After downing the sandwich the very mod split-screen credits open up while a generic version of "C. C. Rider" blares in the background (the version by Elvis would have been really welcome at this point; so would the version by Peggy Lee for that matter...) and we quickly find that Namath is the one good guy in the gang when he comes to the aid of beautiful Ann-Margret, whose limo is stranded in the desert, saving her from the ravages of two other bikers, and getting into a feud with the leader of the pack, Moon (William Smith, who turns in a good and genuinely deranged performance) in defense of her honor.

The Heads are a bunch of miscreants with names like Rabbit, Lizard, Pig, Pom Pom, and Zit-Zit, and the backstory explaining Namath's presence in the gang is less than convincing. You know they are real bad characters right off the bat because the first thing they do is enter a motocross race. Settle in, because there's lots of motocross action throughout the remainder of the film, and you will be surprised how boring that can be.
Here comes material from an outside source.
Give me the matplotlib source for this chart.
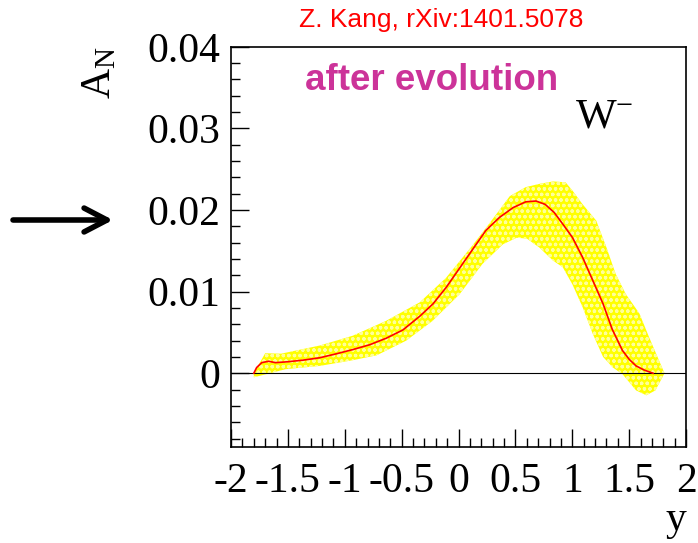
import matplotlib.pyplot as plt
from matplotlib.ticker import MultipleLocator

# central curve (red line)
y_mid = [-1.80, -1.775, -1.73, -1.67, -1.61, -1.51, -1.37, -1.22, -1.07, -0.93, -0.78,
         -0.635, -0.49, -0.34, -0.225, -0.11, 0.01, 0.13, 0.24, 0.36, 0.48, 0.59, 0.68,
         0.76, 0.84, 0.92, 1.00, 1.09, 1.18, 1.27, 1.35, 1.44, 1.50, 1.56, 1.63, 1.71]
an_mid = [0.0, 0.0007, 0.0013, 0.00147, 0.0013, 0.0014, 0.0016, 0.0019, 0.0024, 0.0029,
          0.0035, 0.0043, 0.0053, 0.0070, 0.0085, 0.0105, 0.0129, 0.0153, 0.0175, 0.0191,
          0.0203, 0.0210, 0.0211, 0.0207, 0.0197, 0.0182, 0.01665, 0.0142, 0.01135,
          0.0085, 0.0054, 0.0028, 0.0017, 0.0009, 0.0004, 0.0]

# uncertainty band, upper and lower edge
y_up = [-1.80, -1.70, -1.56, -1.22, -0.93, -0.64, -0.34, -0.11, 0.13, 0.30, 0.45,
        0.59, 0.71, 0.83, 0.94, 1.00, 1.09, 1.21, 1.30, 1.38, 1.47, 1.59, 1.675, 1.81]
an_up = [0.0, 0.00245, 0.0024, 0.0034, 0.0046, 0.0064, 0.0087, 0.0117, 0.0158, 0.0189,
         0.0217, 0.0228, 0.0232, 0.0235, 0.0234, 0.0224, 0.0207, 0.0187, 0.0154, 0.0122,
         0.0097, 0.0073, 0.0044, 0.0]
y_lo = [-1.80, -1.52, -1.22, -0.93, -0.72, -0.46, -0.23, 0.01, 0.21, 0.39, 0.51,
        0.60, 0.71, 0.83, 0.915, 1.00, 1.09, 1.18, 1.27, 1.356, 1.44, 1.56, 1.65, 1.73, 1.81]
an_lo = [-0.0005, 0.0005, 0.0009, 0.0016, 0.0022, 0.004, 0.0064, 0.0097, 0.0134, 0.0158,
         0.0166, 0.0165, 0.0154, 0.0138, 0.0130, 0.0109, 0.0081, 0.0048, 0.0020, 0.0007,
         -0.0001, -0.0021, -0.0027, -0.0021, 0.0]

x_ticks = [-2, -1.5, -1, -0.5, 0, 0.5, 1, 1.5, 2]
x_labels = ["-2", "-1.5", "-1", "-0.5", "0", "0.5", "1", "1.5", "2"]
y_ticks = [0, 0.01, 0.02, 0.03, 0.04]
y_labels = ["0", "0.01", "0.02", "0.03", "0.04"]

plt.rcParams["font.family"] = "Liberation Serif"
plt.rcParams["mathtext.fontset"] = "custom"
plt.rcParams["mathtext.rm"] = "Liberation Serif"
plt.rcParams["mathtext.it"] = "Liberation Serif"
plt.rcParams["axes.unicode_minus"] = False
plt.rcParams["hatch.linewidth"] = 0.9

fig = plt.figure(figsize=(6.98, 5.43), dpi=100)
ax = fig.add_axes([0.331, 0.1773, 0.652, 0.7366])

band_x = y_up + y_lo[::-1]
band_a = an_up + an_lo[::-1]
ax.fill(band_x, band_a, facecolor="#ffff00", edgecolor="#ffff99", hatch="ooo", lw=0, zorder=1)
ax.axhline(0, color="black", lw=0.8, zorder=2)
ax.plot(y_mid, an_mid, color="red", lw=1.2, zorder=3)

ax.set_xlim(-2, 2)
ax.set_ylim(-0.009, 0.04)
ax.set_xticks(x_ticks)
ax.set_xticklabels(x_labels)
ax.set_yticks(y_ticks)
ax.set_yticklabels(y_labels)
ax.xaxis.set_minor_locator(MultipleLocator(0.1))
ax.yaxis.set_minor_locator(MultipleLocator(0.002))
ax.tick_params(which="both", direction="in", top=False, right=False, labelsize=30, width=1)
ax.tick_params(axis="x", which="major", length=13, pad=11)
ax.tick_params(axis="y", which="major", length=13, pad=8)
ax.tick_params(which="minor", length=6.5)
for s in ax.spines.values():
    s.set_linewidth(1.2)

ax.set_xlabel("y", fontsize=30, loc="right", labelpad=0)
fig.text(100 / 698, 1 - 46 / 543, r"$\mathrm{A_N}$", rotation=90, fontsize=30,
         ha="center", va="top")

ax.text(0.756, 0.797, r"$\mathrm{W}^{-}$", transform=ax.transAxes, fontsize=31,
        va="baseline")
ax.text(0.163, 0.892, "after evolution", transform=ax.transAxes, fontsize=26.5,
        family="Liberation Sans", weight="bold", color="#cc3399", va="baseline")
fig.text(441 / 698, 1 - 27 / 543, "Z. Kang, rXiv:1401.5078", fontsize=19,
         family="Liberation Sans", color="red", ha="center", va="baseline")

ax.annotate("", xy=(113 / 698, 1 - 220 / 543), xytext=(13 / 698, 1 - 220 / 543),
            xycoords="figure fraction", textcoords="figure fraction",
            arrowprops=dict(arrowstyle="->,head_length=1.65,head_width=0.86",
                            lw=4, color="black", shrinkA=0, shrinkB=0))

fig.savefig("out.png", dpi=100)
Ann-Margret shows up at the race (of course) because there is a cross-promotional contract between a fashion designer and a motorcycle race promoter. (That makes perfect sense.) The simply idiotic love story that follows is only one ridiculous element of the vapid plot structure of this film, but enjoy the cheese factor (the DVD was released by Cheezy Flicks, after all.) To impress Ann-Margret, Namath enters the race and makes quite the impression by taking third place by carrying his bike across the finish line, thus cementing "C. C. and Company" in permanent first place in the lame biker movie awards.

Moon becomes jealous of C. C.'s newfound fame and desire to retain some of the funds he has earned (Moon runs "The Heads" as a commune with himself as head Head and treasurer.) This split in the group leads to fisticuffs that go on for quite a while and end pretty much in a draw. C. C. leaves the group, heads over to Ann-Margret's place, picks her up and goes dancing in the official start to one of the most putrescent on-screen romances in history. The musical romance montage is particularly unbearable. Still jealous, The Heads invade Ann-Margret's house, kidnapping her for a ransom of $2,000. It's really more of a bet, because the resolution involves them breaking into a stadium at night for Moon and C. C. to race. Moon meets a hilariously over-the-top demise, while C. C. rescues Ann-Margret, and they escape in a big nighttime motorcycle chase. If you found the endless motorcycle scenes boring in daylight, just wait until you see the lack of excitement that prevails when all you can see are streams of headlights for minutes on end. It's simply interminable. The film closes with Namath and Ann-Margret outfoxing The Heads and cleverly destroying their bikes (which is a genuinely amusing, if unbelievable scene.) They decide to go on the road together, and the two ride off into a future of certain bliss.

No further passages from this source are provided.